Rompieron la calle. Esa plataforma que sostiene la voz popular, de protesta, reclamo y clamor del pueblo. Quedó quebrado a martillazos y balazos de goma. Regado de cascotes y cartuchos, de toscas y tubos vacíos de gas lacrimógeno. Con un Estado provocador que militarizó la zona, que permitió el accionar deliberado de los efectivos que por segunda vez atacaron sin miramientos embanderados en el orden.
Con un grupo de violentos organizados que corren con la fortuna de jamás ser identificados ni detenidos. Disfrazados de revolucionarios, ejecutores del conflicto armado que destruye a martillazos la legitimidad del reclamo que los representantes del pueblo no supieron interpretar.
A más de 150 metros, en el recinto de la Cámara Baja el timbre anunciaba el quórum seguido de aplausos que dan pie al inicio del debate. Con un Kircherismo que agita fantasmas del 19 y 20 de diciembre de 2001, uno de los capítulos más negros en la historia reciente de nuestro país, se conjugan con una Patricia Bullrich con los límites desdibujados en el afán del límite y la protección.
Con un oficialismo freezado sin capacidad de empatía. Mancos sociales, refugiados en las paredes del Palacio del Congreso de la Nación, cierran sus oídos al grito desesperado de la calle que pide misericordia.
La violencia cometida por las Fuerzas de Seguridad y los provocadores disfrazados de sindicalistas y referentes sociales fueron contra una de las instituciones más importantes que ha tenido el pueblo argentino en su historia: la calle.
¿Qué necesidad tenía un Estado, legitimado por las urnas pocos meses atrás, de avanzar en recortes hacia los jubilados? ¿En base a qué justifica su sed por demostración de fuerza con zona militarizada?
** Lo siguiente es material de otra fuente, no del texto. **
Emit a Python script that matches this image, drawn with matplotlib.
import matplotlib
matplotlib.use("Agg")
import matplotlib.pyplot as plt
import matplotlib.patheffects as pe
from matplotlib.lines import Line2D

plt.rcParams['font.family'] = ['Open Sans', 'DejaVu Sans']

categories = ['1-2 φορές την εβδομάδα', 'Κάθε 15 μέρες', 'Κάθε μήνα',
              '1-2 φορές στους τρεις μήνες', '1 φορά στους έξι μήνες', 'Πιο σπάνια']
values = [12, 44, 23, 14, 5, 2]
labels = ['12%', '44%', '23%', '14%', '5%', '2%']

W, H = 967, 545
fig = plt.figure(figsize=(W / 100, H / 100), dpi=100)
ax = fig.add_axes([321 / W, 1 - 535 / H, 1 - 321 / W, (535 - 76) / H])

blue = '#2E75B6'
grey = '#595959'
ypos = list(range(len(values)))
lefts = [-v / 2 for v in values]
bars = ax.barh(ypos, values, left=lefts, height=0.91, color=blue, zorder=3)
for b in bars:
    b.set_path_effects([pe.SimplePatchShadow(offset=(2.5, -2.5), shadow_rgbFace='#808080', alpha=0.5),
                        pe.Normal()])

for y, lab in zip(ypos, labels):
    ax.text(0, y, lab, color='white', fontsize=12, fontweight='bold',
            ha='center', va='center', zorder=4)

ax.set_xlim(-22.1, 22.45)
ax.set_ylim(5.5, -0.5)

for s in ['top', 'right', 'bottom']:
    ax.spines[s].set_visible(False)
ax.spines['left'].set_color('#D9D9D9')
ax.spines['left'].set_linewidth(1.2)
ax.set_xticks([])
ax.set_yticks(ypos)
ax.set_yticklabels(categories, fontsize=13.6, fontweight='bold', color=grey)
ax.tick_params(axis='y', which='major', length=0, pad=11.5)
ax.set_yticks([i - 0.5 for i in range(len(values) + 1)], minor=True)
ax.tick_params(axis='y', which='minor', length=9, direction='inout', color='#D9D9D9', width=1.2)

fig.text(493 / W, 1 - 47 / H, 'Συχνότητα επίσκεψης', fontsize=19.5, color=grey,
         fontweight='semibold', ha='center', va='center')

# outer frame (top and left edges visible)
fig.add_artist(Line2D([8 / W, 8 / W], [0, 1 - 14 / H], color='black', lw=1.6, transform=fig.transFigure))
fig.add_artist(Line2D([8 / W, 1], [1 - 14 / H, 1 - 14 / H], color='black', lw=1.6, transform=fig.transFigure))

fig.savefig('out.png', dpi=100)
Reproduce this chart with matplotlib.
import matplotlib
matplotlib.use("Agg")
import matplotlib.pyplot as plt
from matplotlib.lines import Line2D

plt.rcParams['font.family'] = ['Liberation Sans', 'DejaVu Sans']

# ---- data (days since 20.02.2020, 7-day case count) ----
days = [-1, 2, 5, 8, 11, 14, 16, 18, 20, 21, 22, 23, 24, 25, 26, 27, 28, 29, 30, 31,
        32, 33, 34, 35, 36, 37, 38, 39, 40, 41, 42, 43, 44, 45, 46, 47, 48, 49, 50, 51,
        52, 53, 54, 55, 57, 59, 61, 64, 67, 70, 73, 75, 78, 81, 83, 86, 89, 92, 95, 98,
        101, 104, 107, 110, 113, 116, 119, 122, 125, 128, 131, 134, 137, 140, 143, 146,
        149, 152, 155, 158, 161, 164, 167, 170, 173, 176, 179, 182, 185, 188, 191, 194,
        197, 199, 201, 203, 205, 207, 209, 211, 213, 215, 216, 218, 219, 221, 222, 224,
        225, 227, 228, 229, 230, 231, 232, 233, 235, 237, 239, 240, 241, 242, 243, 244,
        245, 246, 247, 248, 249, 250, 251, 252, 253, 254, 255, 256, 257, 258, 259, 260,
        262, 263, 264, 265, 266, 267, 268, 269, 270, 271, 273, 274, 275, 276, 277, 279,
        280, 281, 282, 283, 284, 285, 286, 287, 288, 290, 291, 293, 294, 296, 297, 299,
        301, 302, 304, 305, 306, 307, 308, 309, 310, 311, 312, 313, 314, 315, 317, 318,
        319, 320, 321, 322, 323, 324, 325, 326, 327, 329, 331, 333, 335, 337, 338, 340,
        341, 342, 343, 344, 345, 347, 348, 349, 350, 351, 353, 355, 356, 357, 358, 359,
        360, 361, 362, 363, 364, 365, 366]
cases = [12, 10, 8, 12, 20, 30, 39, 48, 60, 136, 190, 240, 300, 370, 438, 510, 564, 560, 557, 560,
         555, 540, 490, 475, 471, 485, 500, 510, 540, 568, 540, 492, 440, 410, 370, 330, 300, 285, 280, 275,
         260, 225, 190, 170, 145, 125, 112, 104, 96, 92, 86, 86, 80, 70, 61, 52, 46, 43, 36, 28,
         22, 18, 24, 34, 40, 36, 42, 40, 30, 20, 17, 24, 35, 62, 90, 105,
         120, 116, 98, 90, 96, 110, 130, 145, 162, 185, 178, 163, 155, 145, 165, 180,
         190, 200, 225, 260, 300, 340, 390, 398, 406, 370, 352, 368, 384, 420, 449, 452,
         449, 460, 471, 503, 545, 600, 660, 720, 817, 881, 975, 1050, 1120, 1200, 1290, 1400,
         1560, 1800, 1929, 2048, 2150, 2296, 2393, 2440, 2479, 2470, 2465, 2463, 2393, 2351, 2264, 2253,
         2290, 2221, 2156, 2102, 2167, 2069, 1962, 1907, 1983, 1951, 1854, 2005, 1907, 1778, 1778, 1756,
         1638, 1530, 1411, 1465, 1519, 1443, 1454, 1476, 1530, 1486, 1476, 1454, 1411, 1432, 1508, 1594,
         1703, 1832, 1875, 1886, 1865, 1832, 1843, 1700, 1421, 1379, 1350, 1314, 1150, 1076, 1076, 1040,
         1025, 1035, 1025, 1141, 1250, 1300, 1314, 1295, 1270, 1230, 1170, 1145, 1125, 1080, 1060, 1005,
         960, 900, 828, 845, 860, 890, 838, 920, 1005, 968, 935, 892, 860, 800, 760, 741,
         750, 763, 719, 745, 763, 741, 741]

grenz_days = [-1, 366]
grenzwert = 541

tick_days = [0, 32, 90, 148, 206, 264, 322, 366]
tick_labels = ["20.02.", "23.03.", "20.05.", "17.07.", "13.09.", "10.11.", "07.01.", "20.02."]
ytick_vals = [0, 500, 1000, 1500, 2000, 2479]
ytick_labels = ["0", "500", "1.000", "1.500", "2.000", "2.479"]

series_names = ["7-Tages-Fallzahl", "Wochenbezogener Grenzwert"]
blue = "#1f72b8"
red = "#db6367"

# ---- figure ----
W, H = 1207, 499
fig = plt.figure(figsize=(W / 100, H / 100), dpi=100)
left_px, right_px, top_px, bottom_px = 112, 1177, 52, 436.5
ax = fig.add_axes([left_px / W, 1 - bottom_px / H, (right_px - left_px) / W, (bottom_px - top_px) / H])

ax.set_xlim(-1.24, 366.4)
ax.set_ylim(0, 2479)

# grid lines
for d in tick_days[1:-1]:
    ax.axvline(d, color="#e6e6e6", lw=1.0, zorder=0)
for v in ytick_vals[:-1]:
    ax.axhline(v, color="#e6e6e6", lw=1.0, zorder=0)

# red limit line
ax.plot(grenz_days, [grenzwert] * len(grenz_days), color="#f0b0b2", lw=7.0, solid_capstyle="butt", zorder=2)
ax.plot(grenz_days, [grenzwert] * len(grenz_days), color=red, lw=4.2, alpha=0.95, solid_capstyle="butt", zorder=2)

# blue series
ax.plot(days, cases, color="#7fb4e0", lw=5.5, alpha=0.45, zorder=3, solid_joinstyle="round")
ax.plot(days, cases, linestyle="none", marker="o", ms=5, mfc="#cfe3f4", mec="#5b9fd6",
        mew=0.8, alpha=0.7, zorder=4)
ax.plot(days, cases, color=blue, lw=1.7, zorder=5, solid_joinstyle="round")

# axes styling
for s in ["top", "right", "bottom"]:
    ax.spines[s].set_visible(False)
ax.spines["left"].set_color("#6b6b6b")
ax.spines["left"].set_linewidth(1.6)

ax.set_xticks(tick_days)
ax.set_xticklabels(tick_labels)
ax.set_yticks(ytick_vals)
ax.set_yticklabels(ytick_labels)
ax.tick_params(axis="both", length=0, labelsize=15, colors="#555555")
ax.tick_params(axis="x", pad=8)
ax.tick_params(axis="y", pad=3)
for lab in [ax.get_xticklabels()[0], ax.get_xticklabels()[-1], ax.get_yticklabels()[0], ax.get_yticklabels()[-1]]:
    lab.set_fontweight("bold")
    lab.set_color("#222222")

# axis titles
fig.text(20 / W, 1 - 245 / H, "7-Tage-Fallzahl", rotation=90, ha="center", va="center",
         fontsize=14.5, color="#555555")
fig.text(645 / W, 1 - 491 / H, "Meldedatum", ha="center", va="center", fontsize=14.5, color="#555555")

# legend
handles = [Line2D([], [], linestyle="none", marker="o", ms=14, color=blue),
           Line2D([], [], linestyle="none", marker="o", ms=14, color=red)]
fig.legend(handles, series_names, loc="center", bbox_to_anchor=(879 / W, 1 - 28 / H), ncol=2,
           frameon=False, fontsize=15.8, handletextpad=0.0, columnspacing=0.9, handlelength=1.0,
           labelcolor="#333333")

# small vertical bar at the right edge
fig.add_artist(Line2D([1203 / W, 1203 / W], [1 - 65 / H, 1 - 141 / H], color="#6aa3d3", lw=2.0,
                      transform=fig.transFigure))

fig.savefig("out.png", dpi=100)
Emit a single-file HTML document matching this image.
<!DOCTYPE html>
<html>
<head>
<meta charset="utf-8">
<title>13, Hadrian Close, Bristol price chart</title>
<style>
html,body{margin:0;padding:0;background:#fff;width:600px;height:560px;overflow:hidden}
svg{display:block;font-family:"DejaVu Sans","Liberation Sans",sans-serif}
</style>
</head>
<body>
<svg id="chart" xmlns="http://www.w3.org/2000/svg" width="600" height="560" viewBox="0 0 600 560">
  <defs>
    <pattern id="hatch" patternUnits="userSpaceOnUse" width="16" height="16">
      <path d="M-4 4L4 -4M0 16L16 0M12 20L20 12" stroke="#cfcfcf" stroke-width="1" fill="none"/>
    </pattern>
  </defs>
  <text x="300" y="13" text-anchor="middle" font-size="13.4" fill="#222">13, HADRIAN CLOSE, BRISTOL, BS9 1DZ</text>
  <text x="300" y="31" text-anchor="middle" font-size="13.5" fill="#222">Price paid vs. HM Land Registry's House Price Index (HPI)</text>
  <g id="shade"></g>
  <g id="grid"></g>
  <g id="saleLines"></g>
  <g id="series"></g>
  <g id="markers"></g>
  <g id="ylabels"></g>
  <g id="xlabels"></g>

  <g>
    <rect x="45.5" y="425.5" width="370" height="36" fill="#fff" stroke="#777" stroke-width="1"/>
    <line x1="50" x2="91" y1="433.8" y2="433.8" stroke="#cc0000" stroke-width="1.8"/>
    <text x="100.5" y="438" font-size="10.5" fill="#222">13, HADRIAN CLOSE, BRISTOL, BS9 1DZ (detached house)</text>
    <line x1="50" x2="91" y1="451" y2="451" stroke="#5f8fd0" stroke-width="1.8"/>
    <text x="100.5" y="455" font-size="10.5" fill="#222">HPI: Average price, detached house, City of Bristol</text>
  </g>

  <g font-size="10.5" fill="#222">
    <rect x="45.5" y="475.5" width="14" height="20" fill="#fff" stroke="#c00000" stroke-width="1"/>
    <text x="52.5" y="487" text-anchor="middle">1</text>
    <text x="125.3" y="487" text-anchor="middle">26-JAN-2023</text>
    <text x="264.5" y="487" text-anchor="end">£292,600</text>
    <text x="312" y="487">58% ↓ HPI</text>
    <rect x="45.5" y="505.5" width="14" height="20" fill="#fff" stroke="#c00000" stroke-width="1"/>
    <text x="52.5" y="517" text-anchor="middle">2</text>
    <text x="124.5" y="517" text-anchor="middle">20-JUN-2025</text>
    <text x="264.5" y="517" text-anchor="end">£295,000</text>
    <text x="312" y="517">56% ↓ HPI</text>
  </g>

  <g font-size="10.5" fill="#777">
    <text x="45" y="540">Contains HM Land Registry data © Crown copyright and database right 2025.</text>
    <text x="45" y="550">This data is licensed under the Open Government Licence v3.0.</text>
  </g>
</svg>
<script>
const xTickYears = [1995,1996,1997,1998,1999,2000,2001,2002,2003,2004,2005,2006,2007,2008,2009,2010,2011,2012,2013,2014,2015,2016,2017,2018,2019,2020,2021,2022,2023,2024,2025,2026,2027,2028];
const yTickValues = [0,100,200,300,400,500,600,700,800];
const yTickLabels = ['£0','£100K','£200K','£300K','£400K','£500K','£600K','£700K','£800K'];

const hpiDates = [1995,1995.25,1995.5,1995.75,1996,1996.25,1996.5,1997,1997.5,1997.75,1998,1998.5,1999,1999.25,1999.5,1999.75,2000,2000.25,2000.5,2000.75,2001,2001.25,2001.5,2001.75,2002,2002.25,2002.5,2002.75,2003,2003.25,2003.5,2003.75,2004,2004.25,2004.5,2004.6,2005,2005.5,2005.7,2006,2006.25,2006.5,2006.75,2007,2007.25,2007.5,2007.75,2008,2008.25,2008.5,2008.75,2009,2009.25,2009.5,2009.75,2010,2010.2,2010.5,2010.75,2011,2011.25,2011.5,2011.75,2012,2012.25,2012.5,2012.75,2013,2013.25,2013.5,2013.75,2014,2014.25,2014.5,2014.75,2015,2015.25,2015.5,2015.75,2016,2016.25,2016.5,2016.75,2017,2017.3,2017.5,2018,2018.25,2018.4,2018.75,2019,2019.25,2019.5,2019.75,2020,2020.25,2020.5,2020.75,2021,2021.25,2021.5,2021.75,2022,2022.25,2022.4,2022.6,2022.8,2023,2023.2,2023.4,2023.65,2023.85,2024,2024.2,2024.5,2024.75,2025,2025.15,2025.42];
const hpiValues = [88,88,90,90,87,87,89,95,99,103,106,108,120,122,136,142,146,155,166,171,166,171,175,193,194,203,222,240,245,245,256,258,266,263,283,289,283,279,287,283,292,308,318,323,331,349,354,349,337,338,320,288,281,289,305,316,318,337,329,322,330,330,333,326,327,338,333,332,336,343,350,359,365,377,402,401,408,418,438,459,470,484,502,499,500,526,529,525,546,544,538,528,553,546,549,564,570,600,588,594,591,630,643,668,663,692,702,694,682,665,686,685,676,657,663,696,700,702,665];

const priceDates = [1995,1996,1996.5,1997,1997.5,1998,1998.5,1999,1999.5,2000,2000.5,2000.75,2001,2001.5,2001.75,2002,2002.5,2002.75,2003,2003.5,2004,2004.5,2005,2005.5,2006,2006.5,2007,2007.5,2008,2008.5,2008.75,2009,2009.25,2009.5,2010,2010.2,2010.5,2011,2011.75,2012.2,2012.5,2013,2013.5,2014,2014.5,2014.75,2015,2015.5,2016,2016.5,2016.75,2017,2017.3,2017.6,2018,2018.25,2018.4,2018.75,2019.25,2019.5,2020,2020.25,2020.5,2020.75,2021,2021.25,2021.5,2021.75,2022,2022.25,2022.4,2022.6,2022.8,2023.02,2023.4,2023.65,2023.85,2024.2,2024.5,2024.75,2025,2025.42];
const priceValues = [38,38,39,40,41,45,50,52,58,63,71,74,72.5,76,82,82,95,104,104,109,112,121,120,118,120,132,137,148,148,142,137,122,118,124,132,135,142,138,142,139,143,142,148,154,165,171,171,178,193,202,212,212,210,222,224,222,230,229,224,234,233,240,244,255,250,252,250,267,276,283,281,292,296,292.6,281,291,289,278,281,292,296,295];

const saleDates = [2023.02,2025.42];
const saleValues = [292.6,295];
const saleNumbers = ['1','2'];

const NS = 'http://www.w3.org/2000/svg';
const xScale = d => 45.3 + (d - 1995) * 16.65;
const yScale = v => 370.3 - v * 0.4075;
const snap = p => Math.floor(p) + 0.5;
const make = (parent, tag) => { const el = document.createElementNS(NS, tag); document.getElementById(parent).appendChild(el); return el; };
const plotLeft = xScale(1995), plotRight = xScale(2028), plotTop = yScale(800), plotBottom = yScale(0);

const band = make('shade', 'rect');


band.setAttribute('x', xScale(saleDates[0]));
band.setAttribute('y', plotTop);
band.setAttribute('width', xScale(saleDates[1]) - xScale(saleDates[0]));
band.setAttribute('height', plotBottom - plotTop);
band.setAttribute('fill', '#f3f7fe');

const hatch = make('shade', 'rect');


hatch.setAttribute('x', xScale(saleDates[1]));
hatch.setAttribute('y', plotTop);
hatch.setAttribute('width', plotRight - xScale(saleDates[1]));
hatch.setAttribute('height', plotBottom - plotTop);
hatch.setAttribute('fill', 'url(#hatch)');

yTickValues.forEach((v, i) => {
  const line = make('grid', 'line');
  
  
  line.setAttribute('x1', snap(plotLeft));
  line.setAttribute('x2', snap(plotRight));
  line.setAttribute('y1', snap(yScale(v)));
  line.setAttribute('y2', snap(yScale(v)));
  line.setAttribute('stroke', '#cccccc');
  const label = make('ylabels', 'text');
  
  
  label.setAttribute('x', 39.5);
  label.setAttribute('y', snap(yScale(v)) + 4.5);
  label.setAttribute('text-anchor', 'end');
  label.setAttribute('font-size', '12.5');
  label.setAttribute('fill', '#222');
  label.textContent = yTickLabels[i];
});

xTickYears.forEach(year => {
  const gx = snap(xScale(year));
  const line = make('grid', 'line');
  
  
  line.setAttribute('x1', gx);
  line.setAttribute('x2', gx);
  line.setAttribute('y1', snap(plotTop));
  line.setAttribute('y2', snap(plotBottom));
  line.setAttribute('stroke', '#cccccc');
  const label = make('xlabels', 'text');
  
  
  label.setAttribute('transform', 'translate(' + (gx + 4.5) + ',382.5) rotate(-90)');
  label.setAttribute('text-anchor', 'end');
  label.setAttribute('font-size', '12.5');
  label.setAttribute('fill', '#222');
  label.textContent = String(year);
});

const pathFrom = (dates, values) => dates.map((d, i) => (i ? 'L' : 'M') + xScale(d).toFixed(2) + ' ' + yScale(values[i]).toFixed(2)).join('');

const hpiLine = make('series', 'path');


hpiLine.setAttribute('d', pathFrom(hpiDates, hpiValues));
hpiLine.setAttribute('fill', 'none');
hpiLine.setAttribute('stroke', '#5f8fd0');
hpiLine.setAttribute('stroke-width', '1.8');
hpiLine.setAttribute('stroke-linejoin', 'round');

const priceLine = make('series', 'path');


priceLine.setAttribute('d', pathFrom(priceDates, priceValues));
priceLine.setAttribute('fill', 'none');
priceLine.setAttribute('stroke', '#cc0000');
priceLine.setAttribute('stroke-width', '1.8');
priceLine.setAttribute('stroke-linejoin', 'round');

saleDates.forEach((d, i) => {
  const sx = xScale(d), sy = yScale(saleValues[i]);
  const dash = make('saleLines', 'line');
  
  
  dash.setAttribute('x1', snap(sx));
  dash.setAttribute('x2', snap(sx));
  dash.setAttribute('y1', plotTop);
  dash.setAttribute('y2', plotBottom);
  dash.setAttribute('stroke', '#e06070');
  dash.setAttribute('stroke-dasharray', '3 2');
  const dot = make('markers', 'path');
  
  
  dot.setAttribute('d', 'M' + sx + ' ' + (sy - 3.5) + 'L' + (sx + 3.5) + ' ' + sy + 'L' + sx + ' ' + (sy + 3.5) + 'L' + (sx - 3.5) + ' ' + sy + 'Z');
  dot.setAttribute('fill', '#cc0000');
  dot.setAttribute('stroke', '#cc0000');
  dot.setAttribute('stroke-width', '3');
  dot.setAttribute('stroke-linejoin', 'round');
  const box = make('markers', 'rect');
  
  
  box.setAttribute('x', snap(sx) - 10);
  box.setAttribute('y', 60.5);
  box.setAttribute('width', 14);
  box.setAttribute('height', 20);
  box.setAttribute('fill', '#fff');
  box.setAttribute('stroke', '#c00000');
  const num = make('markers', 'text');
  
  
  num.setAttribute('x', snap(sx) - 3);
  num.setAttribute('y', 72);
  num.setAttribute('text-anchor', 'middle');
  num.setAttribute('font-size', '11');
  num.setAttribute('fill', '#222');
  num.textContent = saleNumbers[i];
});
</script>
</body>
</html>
Y con tanto apuro.
En televisión, en las redes, en los portales periodistas se acusan unos a otros de haber fogueado una situación que se volvió incontrolable. Como si el reclamo por un exceso de violencia y la exigencia de respuestas al Estado por su responsabilidad anulara y/o promoviera el otro.
Un Kircherismo que tiene en su haber el votar en contra de la movilidad jubilatoria y justificar el veto de la entonces presidenta Cristina Fernández de Kirchner floreado con teorías conspirativas y excesivas de golpes de Estado.
Termina la jornada y los videos de cacerolazos inundan las redes sociales, mientras en el recinto el debate de fondo lleva apenas unas horas de iniciado. La calle da señales de vida. La tensión inunda el aire y los peores recuerdos atraviesan la garganta de un país que mira con atención el correr de las horas.
Llega del 19 de diciembre. La nostalgia social se sobrecarga de incertidumbre y dolor, mientras quienes viven ajenos a la calle desconocen de sensaciones y temor. Los que jamás tuvieron que poner el grito en el cielo en una plaza poco entiende de la conquista de derechos y la defensa de esas conquistas.
Sin importar de qué lado de la grieta nos encontremos, la clase política no está a la altura. Sin importar lo incinerante de sus declaraciones ni la gravedad de sus augurios; ninguno ha denotado más que egoísmo en su accionar. Ventajismo político a costa de militantes y periodistas heridos con balas de goma. El intento burdo de la capitalización del vómito y la tos de las víctimas colaterales de los gases lacrimógenos que llegaron hasta las entrañas del subterráneo.
Los muertos en las calles del 19 y 20 de diciembre del 2001 es un cuadro que no queremos repetir. Que no nos podemos permitir repetir. Pero también el 19 y 20 de diciembre nos rememora el quiebre de una clase política altanera y desvergonzada.
La calle agoniza, pero se fortalece en cada discurso político que deja afuera el verdadero reclamo social. La representante del pueblo. La vocera de los humiles. El reflejo del humor argentino. A la calle no la han vencido, por el contrario, sigue siendo revindicada minuto a minuto, mientras la clase política avanza contra de quienes irónicamente la sostiene en ese lugar: el pueblo.